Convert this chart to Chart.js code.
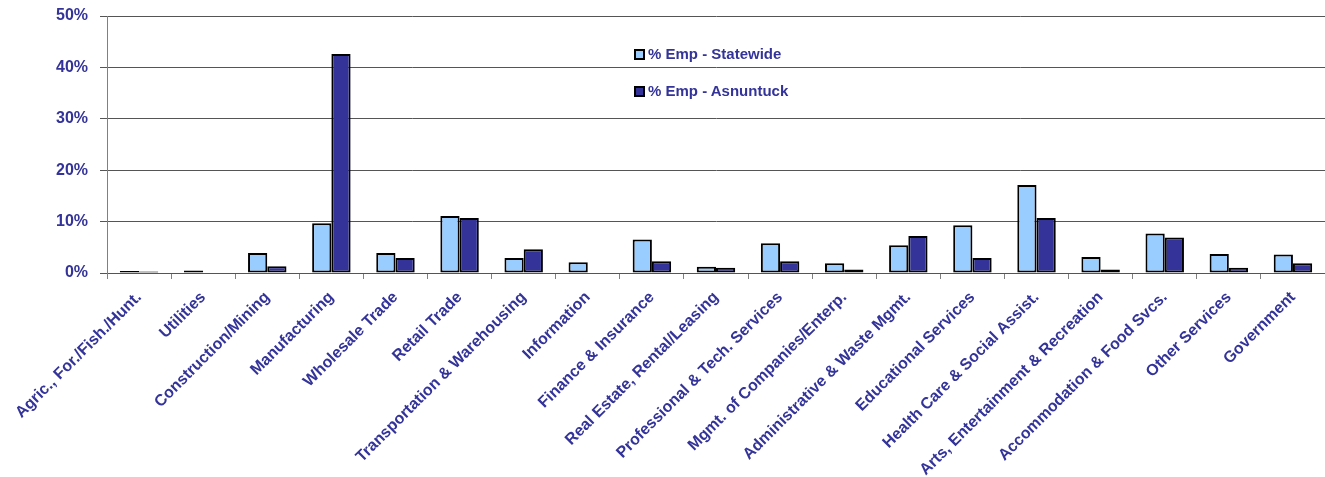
<!DOCTYPE html>
<html>
<head>
<meta charset="utf-8">
<script src="https://cdn.jsdelivr.net/npm/chart.js@4"></script>
<style>
    html, body {
        margin: 0;
        padding: 0;
        background: #ffffff;
    }

    #wrap {
        position: relative;
        width: 1325px;
        height: 477px;
    }

    .legendItem {
        position: absolute;
        left: 634px;
        font: bold 15px "Liberation Sans", Arial, sans-serif;
        color: #333399;
        white-space: nowrap;
        line-height: 16px;
    }

    .legendItem span {
        display: inline-block;
        width: 7px;
        height: 7px;
        border: 2px solid #000000;
        margin-right: 3px;
        vertical-align: -1px;
    }
</style>
</head>
<body>

<div id="wrap">
    <canvas id="empChart" width="1325" height="477"></canvas>

    <div class="legendItem" style="top: 46px;">
        <span style="background: #99ccff;"></span>% Emp - Statewide
    </div>

    <div class="legendItem" style="top: 83px;">
        <span style="background: #333399;"></span>% Emp - Asnuntuck
    </div>
</div>

<script>

const categories = [
    "Agric., For./Fish./Hunt.",
    "Utilities",
    "Construction/Mining",
    "Manufacturing",
    "Wholesale Trade",
    "Retail Trade",
    "Transportation & Warehousing",
    "Information",
    "Finance & Insurance",
    "Real Estate, Rental/Leasing",
    "Professional & Tech. Services",
    "Mgmt. of Companies/Enterp.",
    "Administrative & Waste Mgmt.",
    "Educational Services",
    "Health Care & Social Assist.",
    "Arts, Entertainment & Recreation",
    "Accommodation & Food Svcs.",
    "Other Services",
    "Government"
];

const statewideValues = [
    0.4, 0.5, 3.9, 9.7, 3.9, 11.1, 2.9, 2.1, 6.5, 1.2,
    5.8, 1.9, 5.4, 9.3, 17.1, 3.1, 7.7, 3.7, 3.6
];

const asnuntuckValues = [
    0.3, 0, 1.3, 42.6, 2.9, 10.7, 4.6, 0, 2.3, 1.0,
    2.3, 0.7, 7.2, 2.9, 10.7, 0.7, 6.9, 1.0, 1.9
];

const yTicks = [0, 10, 20, 30, 40, 50];

const labelFont = {
    family: "'Liberation Sans', Arial, sans-serif",
    weight: "bold"
};

function renderChart() {

    const ctx =
        document.getElementById(
            "empChart"
        );

    new Chart(ctx, {

        type: "bar",

        data: {

            labels: categories,

            datasets: [
                {
                    label: "% Emp - Statewide",
                    data: statewideValues,
                    backgroundColor: "#99ccff",
                    borderColor: "#000000",
                    borderWidth: 2,
                    borderSkipped: false,
                    categoryPercentage: 0.6,
                    barPercentage: 1.0
                },
                {
                    label: "% Emp - Asnuntuck",
                    data: asnuntuckValues,
                    backgroundColor: "#333399",
                    borderColor: "#000000",
                    borderWidth: 2,
                    borderSkipped: false,
                    categoryPercentage: 0.6,
                    barPercentage: 1.0
                }
            ]

        },

        options: {
            responsive: false,
            animation: false,
            devicePixelRatio: 1,

            layout: {
                padding: {
                    top: 16,
                    right: 0,
                    left: 0,
                    bottom: 0
                }
            },

            plugins: {
                legend: { display: false },
                tooltip: { enabled: false }
            },

            scales: {

                x: {
                    grid: {
                        offset: true,
                        drawOnChartArea: false,
                        drawTicks: true,
                        tickLength: 6,
                        color: "#808080"
                    },
                    border: {
                        color: "#555555",
                        width: 1
                    },
                    ticks: {
                        autoSkip: false,
                        maxRotation: 45,
                        minRotation: 45,
                        color: "#333399",
                        padding: 9,
                        font: { ...labelFont, size: 16 }
                    },
                    afterFit: scale => {
                        scale.height = 204;
                        scale.paddingLeft = 0;
                        scale.paddingRight = 0;
                    }
                },

                y: {
                    min: 0,
                    max: 50,
                    afterBuildTicks: scale => {
                        scale.ticks = yTicks.map(
                            v => ({ value: v })
                        );
                    },
                    grid: {
                        color: "#555555",
                        lineWidth: 1,
                        drawTicks: true,
                        tickLength: 7
                    },
                    border: {
                        color: "#808080",
                        width: 1
                    },
                    ticks: {
                        color: "#333399",
                        padding: 12,
                        font: { ...labelFont, size: 16 },
                        callback: value => value + "%"
                    },
                    afterFit: scale => {
                        scale.width = 107;
                        scale.paddingTop = 0;
                        scale.paddingBottom = 0;
                    }
                }

            }
        }

    });

}

renderChart();

</script>
</body>
</html>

- [Problem statement] In the copy, include no pictures; restate the listing above exactly.

- [Answer for this exercise]
Convert this chart to Chart.js code.
<!DOCTYPE html>
<html>
<head>
<meta charset="utf-8">
<script src="https://cdn.jsdelivr.net/npm/chart.js@4"></script>
<style>
    html, body {
        margin: 0;
        padding: 0;
        background: #ffffff;
    }

    #wrap {
        position: relative;
        width: 1325px;
        height: 477px;
    }

    .legendItem {
        position: absolute;
        left: 634px;
        font: bold 15px "Liberation Sans", Arial, sans-serif;
        color: #333399;
        white-space: nowrap;
        line-height: 16px;
    }

    .legendItem span {
        display: inline-block;
        width: 7px;
        height: 7px;
        border: 2px solid #000000;
        margin-right: 3px;
        vertical-align: -1px;
    }
</style>
</head>
<body>

<div id="wrap">
    <canvas id="empChart" width="1325" height="477"></canvas>

    <div class="legendItem" style="top: 46px;">
        <span style="background: #99ccff;"></span>% Emp - Statewide
    </div>

    <div class="legendItem" style="top: 83px;">
        <span style="background: #333399;"></span>% Emp - Asnuntuck
    </div>
</div>

<script>

const categories = [
    "Agric., For./Fish./Hunt.",
    "Utilities",
    "Construction/Mining",
    "Manufacturing",
    "Wholesale Trade",
    "Retail Trade",
    "Transportation & Warehousing",
    "Information",
    "Finance & Insurance",
    "Real Estate, Rental/Leasing",
    "Professional & Tech. Services",
    "Mgmt. of Companies/Enterp.",
    "Administrative & Waste Mgmt.",
    "Educational Services",
    "Health Care & Social Assist.",
    "Arts, Entertainment & Recreation",
    "Accommodation & Food Svcs.",
    "Other Services",
    "Government"
];

const statewideValues = [
    0.4, 0.5, 3.9, 9.7, 3.9, 11.1, 2.9, 2.1, 6.5, 1.2,
    5.8, 1.9, 5.4, 9.3, 17.1, 3.1, 7.7, 3.7, 3.6
];

const asnuntuckValues = [
    0.3, 0, 1.3, 42.6, 2.9, 10.7, 4.6, 0, 2.3, 1.0,
    2.3, 0.7, 7.2, 2.9, 10.7, 0.7, 6.9, 1.0, 1.9
];

const yTicks = [0, 10, 20, 30, 40, 50];

const labelFont = {
    family: "'Liberation Sans', Arial, sans-serif",
    weight: "bold"
};

function renderChart() {

    const ctx =
        document.getElementById(
            "empChart"
        );

    new Chart(ctx, {

        type: "bar",

        data: {

            labels: categories,

            datasets: [
                {
                    label: "% Emp - Statewide",
                    data: statewideValues,
                    backgroundColor: "#99ccff",
                    borderColor: "#000000",
                    borderWidth: 2,
                    borderSkipped: false,
                    categoryPercentage: 0.6,
                    barPercentage: 1.0
                },
                {
                    label: "% Emp - Asnuntuck",
                    data: asnuntuckValues,
                    backgroundColor: "#333399",
                    borderColor: "#000000",
                    borderWidth: 2,
                    borderSkipped: false,
                    categoryPercentage: 0.6,
                    barPercentage: 1.0
                }
            ]

        },

        options: {
            responsive: false,
            animation: false,
            devicePixelRatio: 1,

            layout: {
                padding: {
                    top: 16,
                    right: 0,
                    left: 0,
                    bottom: 0
                }
            },

            plugins: {
                legend: { display: false },
                tooltip: { enabled: false }
            },

            scales: {

                x: {
                    grid: {
                        offset: true,
                        drawOnChartArea: false,
                        drawTicks: true,
                        tickLength: 6,
                        color: "#808080"
                    },
                    border: {
                        color: "#555555",
                        width: 1
                    },
                    ticks: {
                        autoSkip: false,
                        maxRotation: 45,
                        minRotation: 45,
                        color: "#333399",
                        padding: 9,
                        font: { ...labelFont, size: 16 }
                    },
                    afterFit: scale => {
                        scale.height = 204;
                        scale.paddingLeft = 0;
                        scale.paddingRight = 0;
                    }
                },

                y: {
                    min: 0,
                    max: 50,
                    afterBuildTicks: scale => {
                        scale.ticks = yTicks.map(
                            v => ({ value: v })
                        );
                    },
                    grid: {
                        color: "#555555",
                        lineWidth: 1,
                        drawTicks: true,
                        tickLength: 7
                    },
                    border: {
                        color: "#808080",
                        width: 1
                    },
                    ticks: {
                        color: "#333399",
                        padding: 12,
                        font: { ...labelFont, size: 16 },
                        callback: value => value + "%"
                    },
                    afterFit: scale => {
                        scale.width = 107;
                        scale.paddingTop = 0;
                        scale.paddingBottom = 0;
                    }
                }

            }
        }

    });

}

renderChart();

</script>
</body>
</html>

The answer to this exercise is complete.